* REQUEST: Only the lines from the one containing "Write the Plotly code for this chart." through the one containing "import plotly.graph_objects as go" belong in the answer; copy them exactly and leave out pictures.

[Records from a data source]
╭──
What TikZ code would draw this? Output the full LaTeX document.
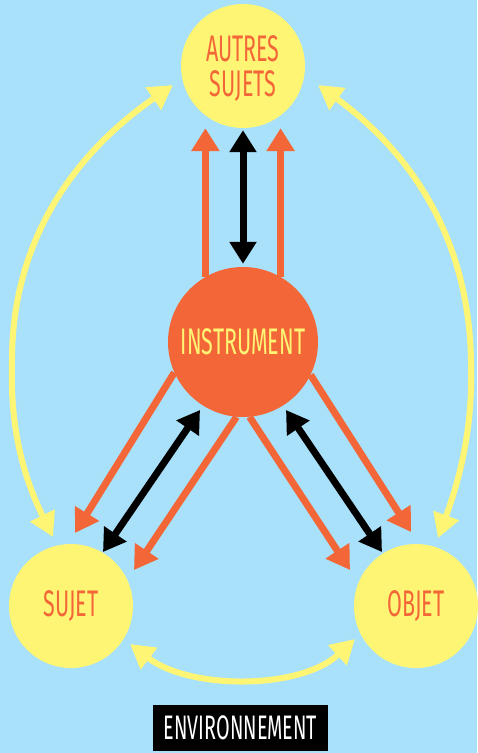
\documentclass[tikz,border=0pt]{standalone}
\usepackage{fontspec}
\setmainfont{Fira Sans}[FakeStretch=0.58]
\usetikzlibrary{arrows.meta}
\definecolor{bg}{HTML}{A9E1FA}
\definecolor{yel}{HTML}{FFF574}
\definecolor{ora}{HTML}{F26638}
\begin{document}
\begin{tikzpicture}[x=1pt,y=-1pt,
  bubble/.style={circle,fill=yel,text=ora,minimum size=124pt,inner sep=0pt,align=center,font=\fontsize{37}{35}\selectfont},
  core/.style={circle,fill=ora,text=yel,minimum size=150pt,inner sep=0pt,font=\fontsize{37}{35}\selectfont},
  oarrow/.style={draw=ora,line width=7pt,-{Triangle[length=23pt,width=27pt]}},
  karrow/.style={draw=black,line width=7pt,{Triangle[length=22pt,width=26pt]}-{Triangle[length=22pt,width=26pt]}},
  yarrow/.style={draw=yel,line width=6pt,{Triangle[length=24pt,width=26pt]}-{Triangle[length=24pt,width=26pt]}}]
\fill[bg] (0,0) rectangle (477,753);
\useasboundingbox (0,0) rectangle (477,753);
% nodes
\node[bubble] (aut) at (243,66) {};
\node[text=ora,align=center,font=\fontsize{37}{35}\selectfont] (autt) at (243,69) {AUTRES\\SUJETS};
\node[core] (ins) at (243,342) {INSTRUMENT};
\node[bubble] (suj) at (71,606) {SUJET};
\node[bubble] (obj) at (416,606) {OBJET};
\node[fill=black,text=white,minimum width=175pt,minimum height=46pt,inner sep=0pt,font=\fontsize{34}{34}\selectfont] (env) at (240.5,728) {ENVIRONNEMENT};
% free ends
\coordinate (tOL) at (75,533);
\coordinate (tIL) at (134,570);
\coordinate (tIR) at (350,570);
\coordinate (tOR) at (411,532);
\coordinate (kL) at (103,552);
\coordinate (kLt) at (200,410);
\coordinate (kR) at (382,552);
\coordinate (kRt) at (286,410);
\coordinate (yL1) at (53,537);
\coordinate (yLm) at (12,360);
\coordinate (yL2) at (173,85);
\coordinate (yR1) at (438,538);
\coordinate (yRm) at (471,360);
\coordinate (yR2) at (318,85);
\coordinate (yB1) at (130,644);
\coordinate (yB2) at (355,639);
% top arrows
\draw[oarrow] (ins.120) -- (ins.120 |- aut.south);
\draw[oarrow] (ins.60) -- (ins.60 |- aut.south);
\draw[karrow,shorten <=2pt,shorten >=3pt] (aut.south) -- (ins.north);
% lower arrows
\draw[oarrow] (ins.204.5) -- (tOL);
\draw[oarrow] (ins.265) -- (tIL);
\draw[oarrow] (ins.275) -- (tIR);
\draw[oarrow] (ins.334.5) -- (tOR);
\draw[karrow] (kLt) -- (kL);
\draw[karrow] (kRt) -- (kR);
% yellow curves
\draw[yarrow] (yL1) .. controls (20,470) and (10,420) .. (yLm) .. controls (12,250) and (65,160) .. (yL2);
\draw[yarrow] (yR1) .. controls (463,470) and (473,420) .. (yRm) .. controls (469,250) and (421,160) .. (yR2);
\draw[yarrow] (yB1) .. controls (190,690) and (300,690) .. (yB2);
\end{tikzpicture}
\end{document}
╰──
╭──
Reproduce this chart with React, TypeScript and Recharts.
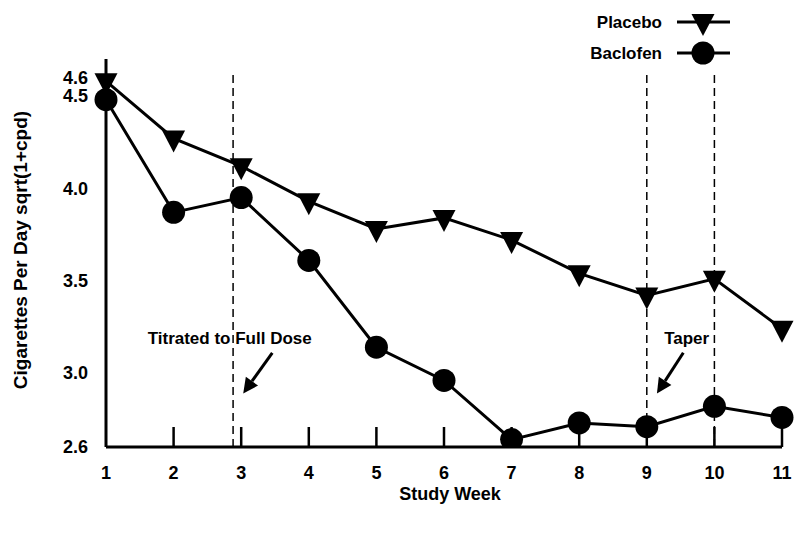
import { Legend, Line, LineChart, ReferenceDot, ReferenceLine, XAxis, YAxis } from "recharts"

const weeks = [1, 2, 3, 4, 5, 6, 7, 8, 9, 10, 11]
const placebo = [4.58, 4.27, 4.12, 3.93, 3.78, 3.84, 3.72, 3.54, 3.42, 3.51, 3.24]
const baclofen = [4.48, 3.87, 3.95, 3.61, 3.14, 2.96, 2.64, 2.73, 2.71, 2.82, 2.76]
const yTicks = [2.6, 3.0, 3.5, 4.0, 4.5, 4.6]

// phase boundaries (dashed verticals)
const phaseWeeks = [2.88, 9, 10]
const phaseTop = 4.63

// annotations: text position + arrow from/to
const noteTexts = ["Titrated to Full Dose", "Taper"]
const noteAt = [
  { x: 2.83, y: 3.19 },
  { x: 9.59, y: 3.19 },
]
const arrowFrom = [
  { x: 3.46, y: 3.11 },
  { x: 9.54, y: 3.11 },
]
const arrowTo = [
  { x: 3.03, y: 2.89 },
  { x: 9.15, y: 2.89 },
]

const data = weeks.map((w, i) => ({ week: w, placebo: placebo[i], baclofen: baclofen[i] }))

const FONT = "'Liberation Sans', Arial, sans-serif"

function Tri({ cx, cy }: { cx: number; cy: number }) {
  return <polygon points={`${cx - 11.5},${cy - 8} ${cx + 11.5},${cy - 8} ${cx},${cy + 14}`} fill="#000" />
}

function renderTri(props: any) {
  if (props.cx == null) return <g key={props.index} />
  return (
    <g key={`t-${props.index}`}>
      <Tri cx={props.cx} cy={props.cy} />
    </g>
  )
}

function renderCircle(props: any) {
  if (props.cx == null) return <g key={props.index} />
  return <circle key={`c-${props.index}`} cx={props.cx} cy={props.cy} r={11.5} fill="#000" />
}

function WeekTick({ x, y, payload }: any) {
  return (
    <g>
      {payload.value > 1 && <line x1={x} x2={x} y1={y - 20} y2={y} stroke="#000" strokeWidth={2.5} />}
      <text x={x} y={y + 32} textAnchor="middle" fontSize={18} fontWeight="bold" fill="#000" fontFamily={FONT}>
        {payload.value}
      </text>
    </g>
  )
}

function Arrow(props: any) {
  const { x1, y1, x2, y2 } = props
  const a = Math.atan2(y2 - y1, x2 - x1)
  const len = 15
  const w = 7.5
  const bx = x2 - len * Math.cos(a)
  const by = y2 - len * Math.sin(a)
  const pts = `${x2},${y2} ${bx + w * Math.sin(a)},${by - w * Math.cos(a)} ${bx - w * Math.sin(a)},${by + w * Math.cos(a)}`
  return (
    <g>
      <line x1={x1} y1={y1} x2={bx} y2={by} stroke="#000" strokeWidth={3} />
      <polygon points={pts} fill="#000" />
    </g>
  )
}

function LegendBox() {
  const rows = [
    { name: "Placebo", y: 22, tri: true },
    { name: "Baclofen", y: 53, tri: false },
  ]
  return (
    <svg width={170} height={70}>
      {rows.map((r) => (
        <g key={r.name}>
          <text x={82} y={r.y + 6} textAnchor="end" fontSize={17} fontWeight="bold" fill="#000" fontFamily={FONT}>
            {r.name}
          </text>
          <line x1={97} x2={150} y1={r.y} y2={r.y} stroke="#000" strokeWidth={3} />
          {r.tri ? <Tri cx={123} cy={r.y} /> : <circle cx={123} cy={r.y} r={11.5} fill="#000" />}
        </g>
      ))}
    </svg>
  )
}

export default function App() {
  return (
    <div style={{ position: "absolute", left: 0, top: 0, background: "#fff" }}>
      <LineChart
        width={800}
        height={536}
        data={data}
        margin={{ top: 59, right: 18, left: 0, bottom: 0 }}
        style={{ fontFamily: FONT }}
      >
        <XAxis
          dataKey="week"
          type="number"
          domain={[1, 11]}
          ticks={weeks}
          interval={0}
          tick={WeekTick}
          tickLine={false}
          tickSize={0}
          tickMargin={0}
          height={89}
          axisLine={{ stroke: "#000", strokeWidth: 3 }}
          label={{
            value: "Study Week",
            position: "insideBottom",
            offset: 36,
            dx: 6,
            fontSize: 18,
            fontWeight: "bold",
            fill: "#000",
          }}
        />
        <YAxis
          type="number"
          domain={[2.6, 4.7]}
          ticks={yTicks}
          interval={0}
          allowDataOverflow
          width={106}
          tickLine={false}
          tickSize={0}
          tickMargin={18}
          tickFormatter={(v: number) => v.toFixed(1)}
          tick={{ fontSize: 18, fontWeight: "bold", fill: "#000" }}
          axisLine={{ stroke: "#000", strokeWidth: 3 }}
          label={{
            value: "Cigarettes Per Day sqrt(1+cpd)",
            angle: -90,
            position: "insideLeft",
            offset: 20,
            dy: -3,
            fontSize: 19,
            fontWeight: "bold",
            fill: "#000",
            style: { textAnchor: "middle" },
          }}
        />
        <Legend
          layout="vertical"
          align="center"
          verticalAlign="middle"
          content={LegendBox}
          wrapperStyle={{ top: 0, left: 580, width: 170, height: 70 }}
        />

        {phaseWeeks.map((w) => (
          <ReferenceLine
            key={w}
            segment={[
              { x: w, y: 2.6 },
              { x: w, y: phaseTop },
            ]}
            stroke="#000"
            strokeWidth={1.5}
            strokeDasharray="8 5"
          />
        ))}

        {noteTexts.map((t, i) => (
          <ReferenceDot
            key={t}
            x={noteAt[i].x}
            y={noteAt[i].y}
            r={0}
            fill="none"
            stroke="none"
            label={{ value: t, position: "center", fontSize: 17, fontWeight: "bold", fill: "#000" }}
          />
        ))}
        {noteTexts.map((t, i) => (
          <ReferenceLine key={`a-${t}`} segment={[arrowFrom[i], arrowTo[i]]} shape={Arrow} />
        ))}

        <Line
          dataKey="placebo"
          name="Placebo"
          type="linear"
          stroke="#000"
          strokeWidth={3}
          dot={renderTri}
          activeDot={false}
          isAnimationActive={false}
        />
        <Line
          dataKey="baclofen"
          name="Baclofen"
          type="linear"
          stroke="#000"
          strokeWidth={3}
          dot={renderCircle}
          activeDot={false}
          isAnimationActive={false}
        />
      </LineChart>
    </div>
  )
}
╰──
╭──
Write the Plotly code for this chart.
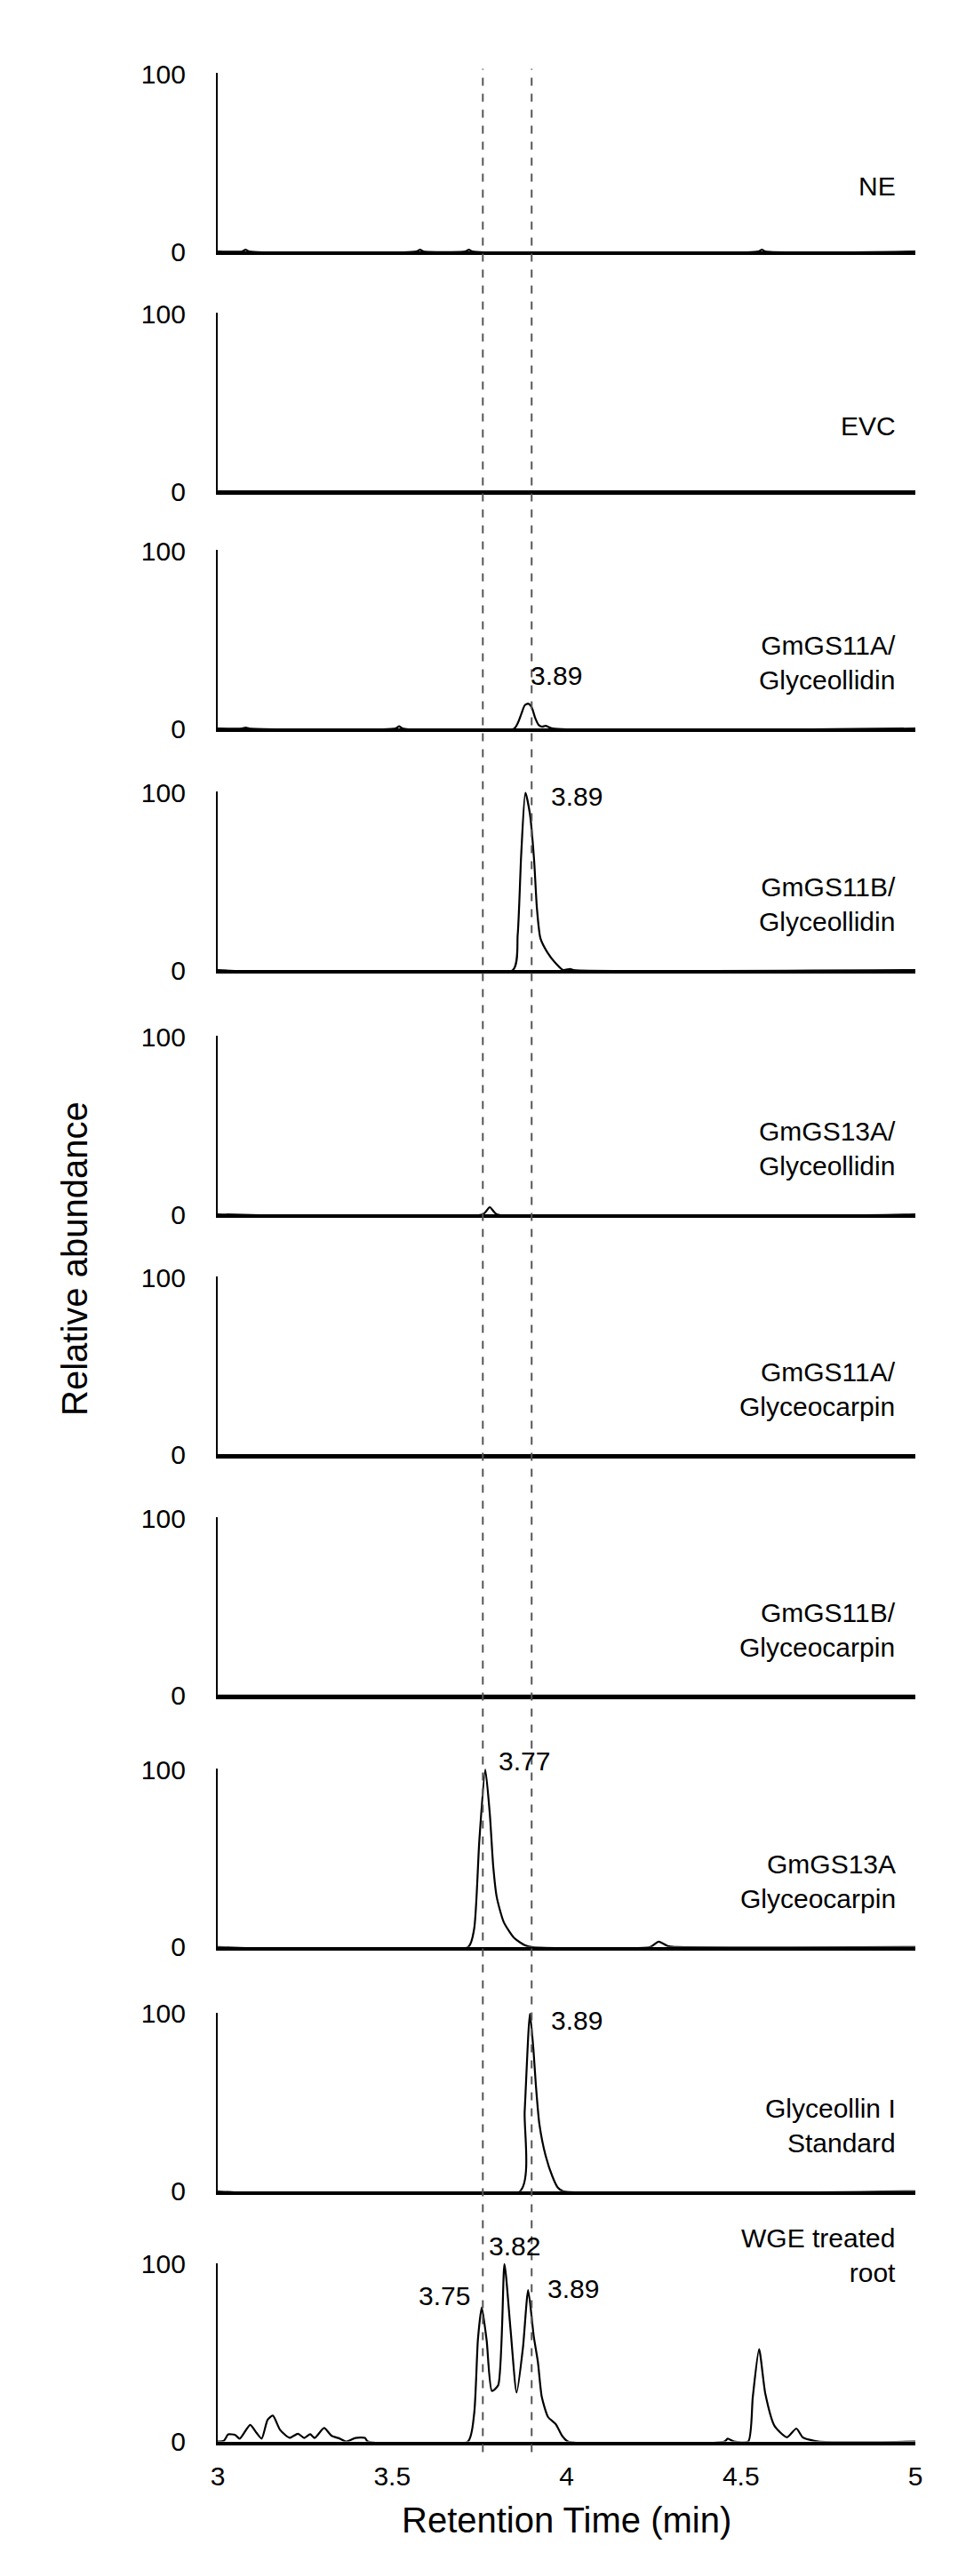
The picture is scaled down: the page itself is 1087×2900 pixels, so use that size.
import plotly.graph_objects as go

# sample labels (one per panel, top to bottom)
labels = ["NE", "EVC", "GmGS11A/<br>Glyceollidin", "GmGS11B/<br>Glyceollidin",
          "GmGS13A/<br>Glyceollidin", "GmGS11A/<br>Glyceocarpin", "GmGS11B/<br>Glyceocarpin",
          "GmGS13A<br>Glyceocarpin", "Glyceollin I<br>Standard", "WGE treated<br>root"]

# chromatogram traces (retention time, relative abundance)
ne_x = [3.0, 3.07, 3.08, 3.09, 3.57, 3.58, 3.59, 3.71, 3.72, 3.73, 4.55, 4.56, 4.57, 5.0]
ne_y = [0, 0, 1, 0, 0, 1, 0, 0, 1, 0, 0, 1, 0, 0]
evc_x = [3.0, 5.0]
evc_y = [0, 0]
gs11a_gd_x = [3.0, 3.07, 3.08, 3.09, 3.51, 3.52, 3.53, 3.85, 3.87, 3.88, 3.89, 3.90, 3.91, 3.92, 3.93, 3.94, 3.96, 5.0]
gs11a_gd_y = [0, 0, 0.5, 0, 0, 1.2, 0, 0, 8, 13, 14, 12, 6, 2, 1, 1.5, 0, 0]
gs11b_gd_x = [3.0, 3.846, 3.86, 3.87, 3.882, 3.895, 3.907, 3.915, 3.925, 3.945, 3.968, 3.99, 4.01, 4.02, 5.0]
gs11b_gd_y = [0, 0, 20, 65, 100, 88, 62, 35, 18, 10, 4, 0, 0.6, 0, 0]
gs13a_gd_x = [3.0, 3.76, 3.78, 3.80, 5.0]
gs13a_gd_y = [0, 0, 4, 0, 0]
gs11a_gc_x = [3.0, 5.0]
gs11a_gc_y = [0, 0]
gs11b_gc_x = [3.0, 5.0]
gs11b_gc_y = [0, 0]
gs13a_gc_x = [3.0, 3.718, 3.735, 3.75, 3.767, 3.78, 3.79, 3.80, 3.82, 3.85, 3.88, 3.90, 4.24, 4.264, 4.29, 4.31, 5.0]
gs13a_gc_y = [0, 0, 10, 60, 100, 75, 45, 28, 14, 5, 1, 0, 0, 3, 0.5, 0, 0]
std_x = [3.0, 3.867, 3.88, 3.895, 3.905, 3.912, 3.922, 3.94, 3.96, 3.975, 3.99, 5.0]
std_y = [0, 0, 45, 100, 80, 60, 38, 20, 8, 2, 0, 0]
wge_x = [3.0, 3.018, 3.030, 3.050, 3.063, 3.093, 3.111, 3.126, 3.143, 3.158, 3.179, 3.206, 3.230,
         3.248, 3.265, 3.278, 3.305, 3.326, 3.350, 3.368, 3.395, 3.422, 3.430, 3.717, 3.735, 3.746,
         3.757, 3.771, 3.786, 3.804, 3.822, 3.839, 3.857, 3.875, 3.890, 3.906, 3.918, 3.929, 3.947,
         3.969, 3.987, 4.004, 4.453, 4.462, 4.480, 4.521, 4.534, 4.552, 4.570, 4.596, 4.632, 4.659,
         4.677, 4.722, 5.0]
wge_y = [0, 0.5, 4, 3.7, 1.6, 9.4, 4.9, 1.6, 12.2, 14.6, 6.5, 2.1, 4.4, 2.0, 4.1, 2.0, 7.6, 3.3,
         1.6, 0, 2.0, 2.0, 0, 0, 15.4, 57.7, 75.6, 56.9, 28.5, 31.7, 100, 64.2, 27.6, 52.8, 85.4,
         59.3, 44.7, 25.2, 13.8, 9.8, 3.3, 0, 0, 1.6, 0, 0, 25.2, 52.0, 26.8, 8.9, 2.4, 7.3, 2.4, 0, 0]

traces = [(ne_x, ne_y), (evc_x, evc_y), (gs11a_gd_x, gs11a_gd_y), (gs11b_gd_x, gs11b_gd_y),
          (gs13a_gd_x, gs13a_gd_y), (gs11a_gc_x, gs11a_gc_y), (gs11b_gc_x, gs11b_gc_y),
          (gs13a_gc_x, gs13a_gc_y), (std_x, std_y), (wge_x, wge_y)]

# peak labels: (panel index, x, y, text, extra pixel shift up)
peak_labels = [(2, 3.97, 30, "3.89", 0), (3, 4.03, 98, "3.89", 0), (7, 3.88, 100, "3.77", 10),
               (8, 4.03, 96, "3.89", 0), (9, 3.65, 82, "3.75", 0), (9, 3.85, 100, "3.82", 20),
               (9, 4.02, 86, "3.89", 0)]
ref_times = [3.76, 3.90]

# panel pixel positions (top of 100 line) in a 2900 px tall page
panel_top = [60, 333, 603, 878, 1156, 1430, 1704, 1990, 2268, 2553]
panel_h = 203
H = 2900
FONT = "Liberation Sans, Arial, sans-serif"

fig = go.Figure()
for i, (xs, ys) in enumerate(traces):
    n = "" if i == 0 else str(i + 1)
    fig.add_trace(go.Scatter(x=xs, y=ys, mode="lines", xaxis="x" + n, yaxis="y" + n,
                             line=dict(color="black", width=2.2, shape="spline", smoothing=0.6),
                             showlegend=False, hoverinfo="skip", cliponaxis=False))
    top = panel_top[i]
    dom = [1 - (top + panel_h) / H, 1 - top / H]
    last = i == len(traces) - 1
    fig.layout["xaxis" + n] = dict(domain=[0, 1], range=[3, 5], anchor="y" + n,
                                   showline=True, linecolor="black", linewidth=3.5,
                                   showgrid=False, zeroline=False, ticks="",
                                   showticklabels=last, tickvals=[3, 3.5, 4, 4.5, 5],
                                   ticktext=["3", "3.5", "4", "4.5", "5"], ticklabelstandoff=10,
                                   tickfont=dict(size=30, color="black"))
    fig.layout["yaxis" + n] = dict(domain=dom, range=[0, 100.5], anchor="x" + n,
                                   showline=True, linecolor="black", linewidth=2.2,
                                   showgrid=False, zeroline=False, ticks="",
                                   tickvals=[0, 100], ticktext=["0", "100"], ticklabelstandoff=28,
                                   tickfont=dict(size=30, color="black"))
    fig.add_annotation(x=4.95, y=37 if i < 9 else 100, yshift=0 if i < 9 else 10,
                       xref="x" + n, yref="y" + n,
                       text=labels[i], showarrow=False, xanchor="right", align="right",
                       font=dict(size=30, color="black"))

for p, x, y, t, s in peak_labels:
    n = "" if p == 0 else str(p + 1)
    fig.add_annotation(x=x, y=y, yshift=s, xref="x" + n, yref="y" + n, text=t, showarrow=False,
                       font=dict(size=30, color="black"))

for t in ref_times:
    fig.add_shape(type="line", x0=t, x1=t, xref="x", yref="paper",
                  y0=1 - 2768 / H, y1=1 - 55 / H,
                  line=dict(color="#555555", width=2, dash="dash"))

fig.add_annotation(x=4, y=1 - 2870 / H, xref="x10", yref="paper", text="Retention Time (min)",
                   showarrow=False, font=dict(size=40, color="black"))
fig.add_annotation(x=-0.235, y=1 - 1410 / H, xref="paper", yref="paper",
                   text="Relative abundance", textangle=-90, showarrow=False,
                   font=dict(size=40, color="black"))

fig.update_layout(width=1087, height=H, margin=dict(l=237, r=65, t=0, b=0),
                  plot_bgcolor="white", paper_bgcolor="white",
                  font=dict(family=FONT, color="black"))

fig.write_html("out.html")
╰──
* ANSWER BELOW:
Write the Plotly code for this chart.
The picture is scaled down: the page itself is 1087×2900 pixels, so use that size.
import plotly.graph_objects as go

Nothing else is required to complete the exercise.